Pero en nuestra cultura el nombre propio, el apellido en este caso, ha remitido al padre. Viene a ser un designador rígido que afirma que un sujeto es hijo de otro sujeto que es su padre. "Mater certum est". Porque la certeza es quién es la madre. El padre lo es siempre por la palabra de la madre. Incluso aunque no sea el padre biológico, será el padre si la madre le atribuye el hijo. De lo contrario hay juicios y pruebas y demás. Han dicho que el orden actual es inconstitucional porque no respeta la igualdad establecida en la constitución. La igualdad de todo, la igualdad como pesadilla que pretende borrar la diferencia de cada uno, en lo que consiste lo humano, que cada uno es particular, singular, no como los pollos. La igualdad es para la ley, los derechos, las oportunidades.! No para los sujetos¡ Eso es totalitario.
Casualmente hay una diferencia fundamental entre los sujetos: los hay machos y los hay hembras.

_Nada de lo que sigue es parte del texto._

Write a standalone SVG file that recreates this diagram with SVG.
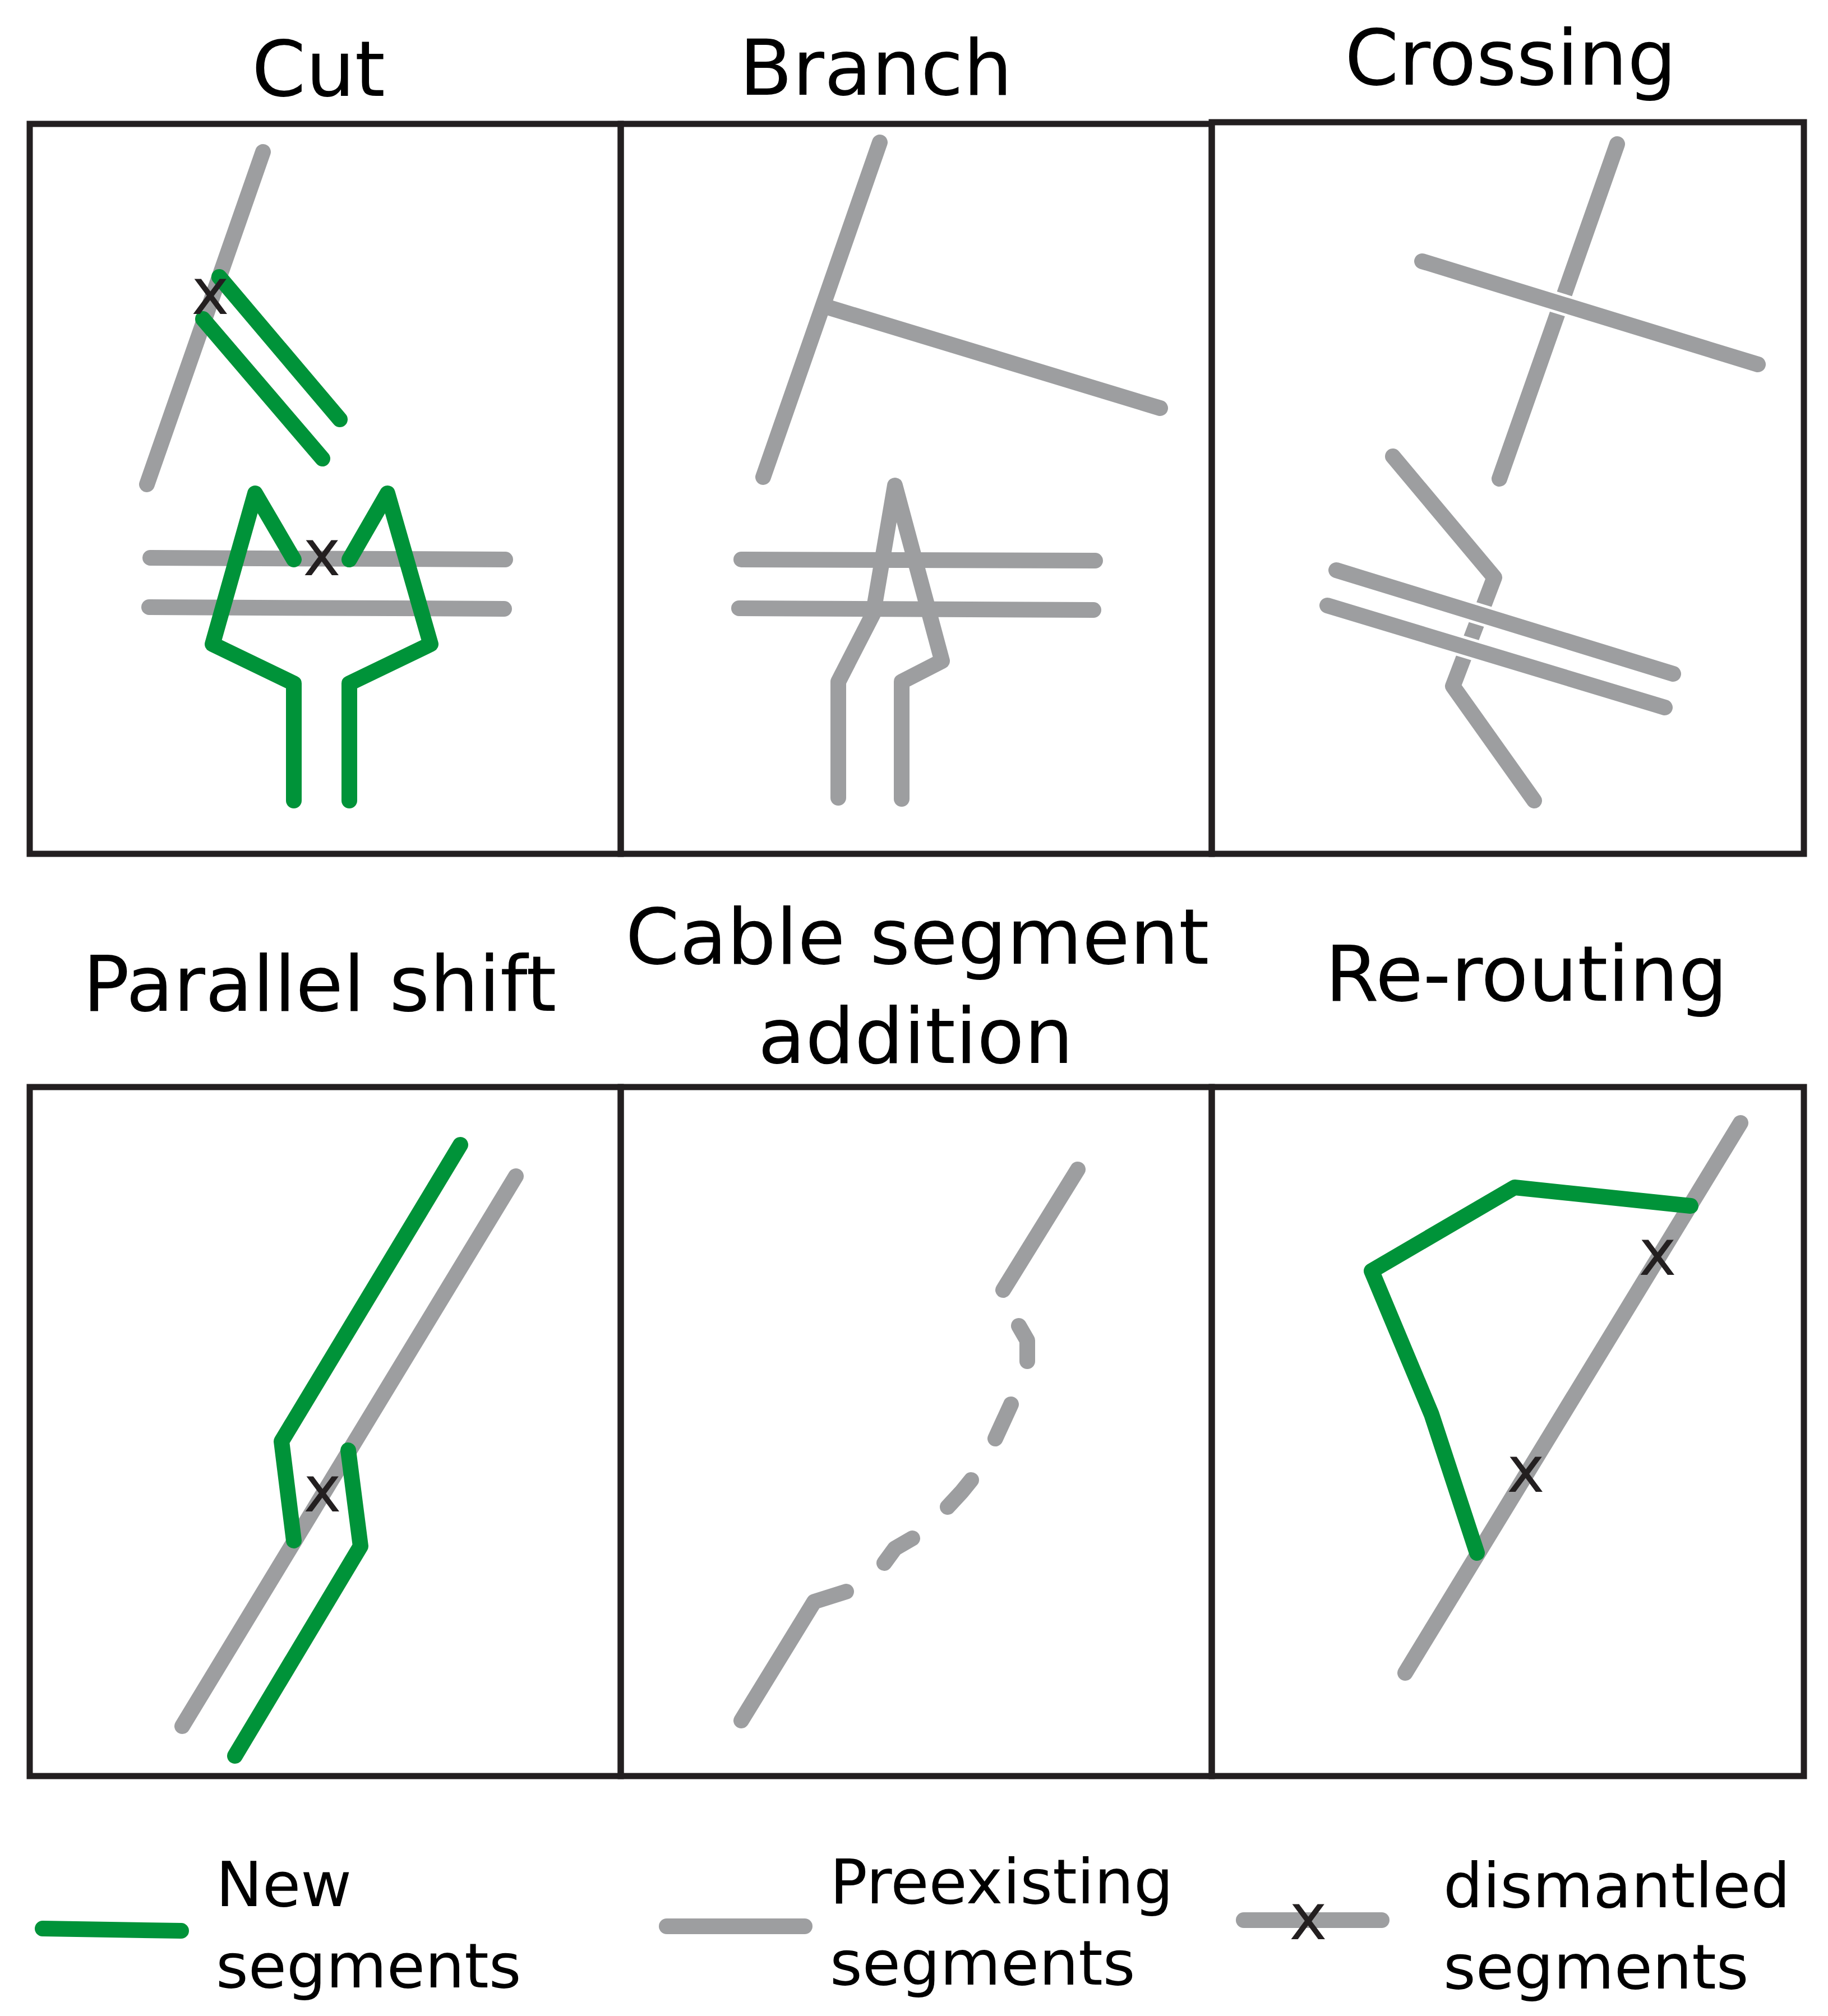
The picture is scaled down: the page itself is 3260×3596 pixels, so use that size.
<svg xmlns="http://www.w3.org/2000/svg" width="3260" height="3596" viewBox="0 0 3260 3596">
<style>
.bg{fill:#ffffff}
.frame{fill:none;stroke:#231f20;stroke-width:11}
.old{fill:none;stroke:#9d9ea0;stroke-width:28;stroke-linecap:round;stroke-linejoin:round}
.new{fill:none;stroke:#009339;stroke-width:28;stroke-linecap:round;stroke-linejoin:round}
.halo{fill:none;stroke:#ffffff;stroke-width:38;stroke-linecap:butt}
.title{font-family:"DejaVu Sans",Verdana,sans-serif;font-size:138px;text-anchor:middle;fill:#000000}
.leg{font-family:"DejaVu Sans",Verdana,sans-serif;font-size:111px;fill:#000000}
.mark{font-family:"DejaVu Sans",Verdana,sans-serif;font-size:114px;text-anchor:middle;fill:#231f20}
</style>
<rect class="bg" x="0" y="0" width="3260" height="3596"/>

<g id="panel-cut">
  <text class="title" x="568" y="171">Cut</text>
  <rect class="frame" x="53" y="221" width="1054" height="1302"/>
  <line class="old" x1="469" y1="271" x2="262" y2="864"/>
  <line class="old" x1="268" y1="995" x2="901" y2="998"/>
  <line class="old" x1="266" y1="1083" x2="899" y2="1086"/>
  <line class="new" x1="391" y1="494" x2="606" y2="748"/>
  <line class="new" x1="362" y1="569" x2="575" y2="818"/>
  <polyline class="new" points="524,998 455,880 379,1149 524,1219 524,1428"/>
  <polyline class="new" points="623,998 691,880 768,1149 623,1219 623,1428"/>
  <text class="mark" x="375" y="560">x</text>
  <text class="mark" x="574" y="1026">x</text>
</g>

<g id="panel-branch">
  <text class="title" x="1562" y="169">Branch</text>
  <rect class="frame" x="1107" y="221" width="1054" height="1302"/>
  <line class="old" x1="1569" y1="254" x2="1361" y2="851"/>
  <line class="old" x1="1473" y1="547" x2="2069" y2="728"/>
  <line class="old" x1="1322" y1="998" x2="1953" y2="1000"/>
  <line class="old" x1="1318" y1="1085" x2="1950" y2="1088"/>
  <polyline class="old" points="1495,1423 1495,1216 1557,1095 1596,866 1680,1179 1608,1216 1608,1425"/>
</g>

<g id="panel-crossing">
  <text class="title" x="2694" y="151">Crossing</text>
  <rect class="frame" x="2161" y="218" width="1056" height="1305"/>
  <line class="old" x1="2884" y1="257" x2="2674" y2="854"/>
  <line class="halo" x1="2740" y1="528.7" x2="2830" y2="556.3"/>
  <line class="old" x1="2536" y1="466" x2="3135" y2="650"/>
  <polyline class="old" points="2484,814 2665,1030 2591,1224 2736,1428"/>
  <line class="halo" x1="2600" y1="1083.8" x2="2680" y2="1108.4"/>
  <line class="old" x1="2383" y1="1017" x2="2984" y2="1202"/>
  <line class="halo" x1="2577" y1="1143.5" x2="2657" y2="1167.7"/>
  <line class="old" x1="2367" y1="1080" x2="2969" y2="1262"/>
</g>

<g id="panel-parallel-shift">
  <text class="title" x="570" y="1803">Parallel shift</text>
  <rect class="frame" x="53" y="1939" width="1054" height="1229"/>
  <line class="old" x1="920" y1="2098" x2="325" y2="3079"/>
  <polyline class="new" points="821,2042 502,2571 524,2748"/>
  <polyline class="new" points="621,2587 643,2758 419,3132"/>
  <text class="mark" x="575" y="2696">x</text>
</g>

<g id="panel-cable-segment-addition">
  <text class="title" x="1636" y="1719">Cable segment</text>
  <text class="title" x="1633" y="1896">addition</text>
  <rect class="frame" x="1107" y="1939" width="1054" height="1229"/>
  <line class="old" x1="1922" y1="2086" x2="1789" y2="2301"/>
  <polyline class="old" points="1817,2365 1832,2391 1832,2428"/>
  <line class="old" x1="1803" y1="2505" x2="1775" y2="2566"/>
  <polyline class="old" points="1732,2640 1715,2661 1690,2688"/>
  <polyline class="old" points="1627,2744 1596,2762 1577,2788"/>
  <polyline class="old" points="1509,2839 1452,2857 1322,3069"/>
</g>

<g id="panel-rerouting">
  <text class="title" x="2722" y="1785">Re-routing</text>
  <rect class="frame" x="2161" y="1939" width="1056" height="1229"/>
  <line class="old" x1="3104" y1="2003" x2="2506" y2="2984"/>
  <polyline class="new" points="3015,2151 2701,2118 2446,2267 2553,2523 2634,2770"/>
  <text class="mark" x="2956" y="2274">x</text>
  <text class="mark" x="2721" y="2661">x</text>
</g>

<g id="legend">
  <g id="legend-new">
    <line class="new" x1="76" y1="3440" x2="323" y2="3444"/>
    <text class="leg" x="385" y="3400">New</text>
    <text class="leg" x="385" y="3545">segments</text>
  </g>
  <g id="legend-preexisting">
    <line class="old" x1="1189" y1="3436" x2="1435" y2="3436"/>
    <text class="leg" x="1480" y="3395">Preexisting</text>
    <text class="leg" x="1480" y="3540">segments</text>
  </g>
  <g id="legend-dismantled">
    <line class="old" x1="2218" y1="3425" x2="2464" y2="3425"/>
    <text class="mark" x="2333" y="3459">x</text>
    <text class="leg" x="2574" y="3402">dismantled</text>
    <text class="leg" x="2574" y="3547">segments</text>
  </g>
</g>

<g id="connectors"></g>
</svg>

Y ninguno de los dos tienen la culpa.
Hace ya un tiempo se aprobó la Ley de violencia de género, que establece derechos distinto al hombre y a la mujer. Una barbaridad jurídica y esta sí anticonstitucional. Muchos hombres han padecido la indignidad de la detención y calabozo por denuncias falsas, pero esto es un tema tabú.
En los colegios se han prohibido recientemente los "juegos sexistas", o sea de niños o de niñas. Los niños no pueden jugar a guardias y ladrones, ni a indios y vaqueros. Ni las niñas a muñecas. Salvo que los compartan.
Desde la ideología dominante se destila una inquina contra la diferencia sexual que no cesa de sorprendernos con nuevas iniciativas. ¿De dónde viene? ¿Por qué ese afán de destituir al varón de sus especificidades?¿Por qué ese uso de la igualdad para prohibir, ordenar, etc.? ¿Cómo ese atrevimiento aplaudido de un joven ministra para proclamar que se iba a crear un nuevo "modelo masculino"?
Omnipotencia y estupidez. Es que parece un chiste, pero es inquietante. Es la intromisión de lo público en la intimidad. Es la pretensión totalitaria de organizar la vida de los ciudadanos. Orwell en "1984" y Huxley en "A brave world" nos avisaron que la pretensión pseudocientífica aplicada a las ciencias sociales y a la política puede conducir al desastre.
La gran batalla que comenzó en le siglo XIX por los derechos de la mujer ha conseguido casi todos sus objetivo políticos sen los países democráticos. Quedan, por supuesto, discriminaciones sociales contra las mujeres. Pero la deriva que toma hoy esa reivindicación es un extravío, un empuje mortífero que, sobre todo, niega lo femenino.